The existence of quality attributes has been known for a long time, at least 30 years. Previously, there were few of them, but now dozens have been discovered. For example, elasticity (the ability of a system to automatically “inflate” under a load that surges like a tsunami, without losing availability or response time) became possible only after the cloud and devops revolutions.

Architecture is about identifying and testing the quality attributes we need. Design and implementation must meet the desired quality attributes. A common mistake is to draw component diagrams (i.e., design) without identifying and describing the required quality attributes.

Architects have special glasses that allow them to see systems like this. Fashionable phrases like ‘‘microservice architecture’’, ‘’event-driven architecture’’ sound like ‘‘ship’’, ‘‘star’’ to the wearer of such glasses.

Any IT specialist can grow to an architect role. First, you choose one quality attribute (the one you personally like) and study the best resources on it until you understand the essence of it. You can find the best resources like this. Then you choose the second quality attribute and study it too. And so on until you can clearly talk about any system from the point of view of about ten quality attributes. If you’re interested in digging deeper, the topic of quality attributes is nicely covered in Software Architecture in Practice (2021).

Fitness functions

Modern architects are trying to automate the verification of quality attributes. The most widely known example is testability testing. The architect writes a little code that implements the rule “tests should cover 90% of the project code”. If code coverage falls below 90%, the developer simply will not be able to integrate his changes until he writes tests. That is, it is more difficult for the developer to spoil the quality of the implementation or design, which pleases the architect. Such automatic rules for checking quality attributes are called fitness functions. They were first discussed in the book «Building Evolutionary Architectures (2017)» (I don’t recommend it, it’s a breakthrough book, but poorly written).

There are advanced examples of fitness functions. It happens that in an application one of the modules grows to such gigantic size that it becomes impossible to support it. For an architect, maintainability is important, so the architect divides this module into smaller modules and writes a fitness function so that this does not happen again.
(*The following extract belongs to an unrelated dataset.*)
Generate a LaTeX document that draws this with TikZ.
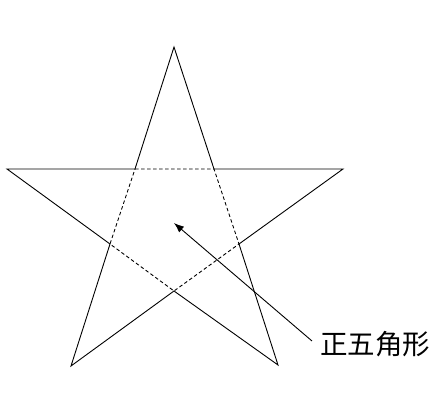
\documentclass[tikz,border=0pt]{standalone}
\usepackage{fontspec}
\newfontfamily\cjk{Noto Sans CJK SC}
\usetikzlibrary{arrows.meta}
\tikzstyle{edge} = [line width=0.9pt, line join=miter]
\tikzstyle{inner} = [line width=0.9pt, dashed, dash pattern=on 3.5pt off 2.5pt]
\tikzstyle{arrow} = [line width=0.9pt,-{Latex[length=10pt,width=7.5pt]}]
\tikzstyle{label} = [font=\cjk\fontsize{27.5}{27.5}\selectfont, inner sep=0pt]

\begin{document}
\begin{tikzpicture}[x=1pt, y=-1pt]
    \useasboundingbox (0,0) rectangle (440,414);

    % Outer points
    \coordinate (top) at (174,47);
    \coordinate (left) at (7,169);
    \coordinate (right) at (343,169);
    \coordinate (bottomLeft) at (71,366);
    \coordinate (bottomRight) at (278,365);

    % Inner pentagon
    \coordinate (innerTL) at (135,169);
    \coordinate (innerTR) at (214,169);
    \coordinate (innerR) at (239,244);
    \coordinate (innerB) at (174,291);
    \coordinate (innerL) at (110,244);
    \coordinate (center) at (174,223);

    % Star
    \draw [edge] (top) -- (innerTR) -- (right) -- (innerR) -- (bottomRight) -- (innerB)
        -- (bottomLeft) -- (innerL) -- (left) -- (innerTL) -- cycle;
    \draw [inner] (innerTL) -- (innerTR) -- (innerR) -- (innerB) -- (innerL) -- cycle;

    % Label
    \node (pentagon) [label, anchor=west] at (320,344) {正五角形};
    \coordinate (tail) at (312,341);
    \draw [arrow] (tail) -- (center);

\end{tikzpicture}
\end{document}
A fitness function could be something like “no module should contain more than 10% of the application logic”.

In layered architecture, it happens that in order to achieve a short-term goal, the developer punches a hole from the presentation layer to the database. This could create a lot of problems in the future. But the architect can foresee this and write fitness function “classes of the presentation layer should not directly access the classes of the data access layer. Instead, they should only access the business logic layer classes”.

A hole has been punched between the layers and it is quite possible to detect it automatically.

The topic of fitness functions is well covered in Software Architecture: The Hard Parts (2021), but it can be difficult to jump into. A better place to start is Fundamentals of Software Architecture: An Engineering Approach (2021).


There are still no measuring instruments for many quality attributes; they are assessed by gut feeling or checked manually. At the same time, many projects have such huge flows of changes that architects simply do not have time to track the impact of these changes on quality attributes. Fortunately, for some quality attributes we already have cool tools like ArchUnit, Chaos Monkey, Dependabot , as well as linters for any programming languages.

I hope that in the near future, the gold standard of the industry will be automatic verification of absolutely all interesting attributes of the quality of produced software. What a nice time it’s going to be!